Sir Henry Marion Durand was the one of the Lieutenant Governors of Punjab in undivided India under the rule of the British Empire. He was one of the foremost British colonial administrators and a soldier of British India. He was born in the year 1812 and received training at the Military Seminary of the British East India Company at Addiscombe from 1827 to 1828. Henry Durand went to British India from Britain in May 1830. Initially he served as the Second Lieutenant in the Bengal Engineers. Later Durand was promoted to the rank of Major General. He served in the First Afghan War, which was held from 1839 to 1842, and the Second Anglo Sikh War from 1848 to 1849.
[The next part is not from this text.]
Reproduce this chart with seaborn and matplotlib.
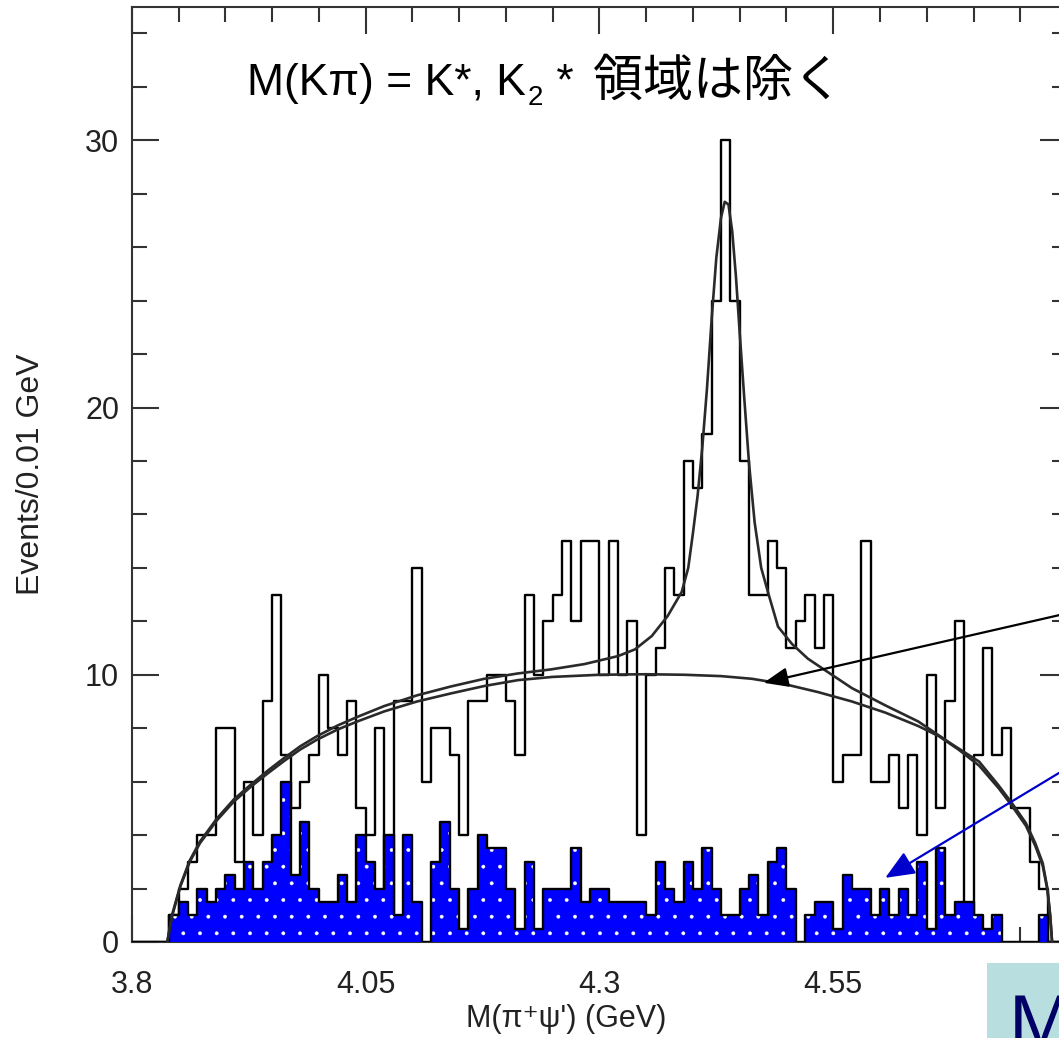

Sir Henry Marion Durand also served as the Commissioner of Tenasserim from the year 1844 to 1846. Eventually he was appointed as the Political Agent of the princely state of Gwalior, as one of the foremost Residents of British India. He served in the position from 1849 to 1852. Durand also became the Acting Resident of Baroda from March 1852 to March 1854. During the Sepoy Mutiny of 1857, also known as the Great Revolt of 1857, he acted as a military commander in western Malwa. Henry Marion Durand was finally appointed as the Lieutenant Governor of British Punjab. He served in office from 1 June 1870 to 1 January 1871.
Sir Henry Mortimer Durand, his son, served in the British Indian Civil Service and later in the British diplomatic service. Henry Marion Durand died on 31 December 1871. He was killed by Abdul Ur Rahim while passing on an elephant under a gateway in the city of Tonk (now in Pakistan). He was buried in a Church in Dera Ismail Khan in Khyber Pukhtunkhwa, Pakistan.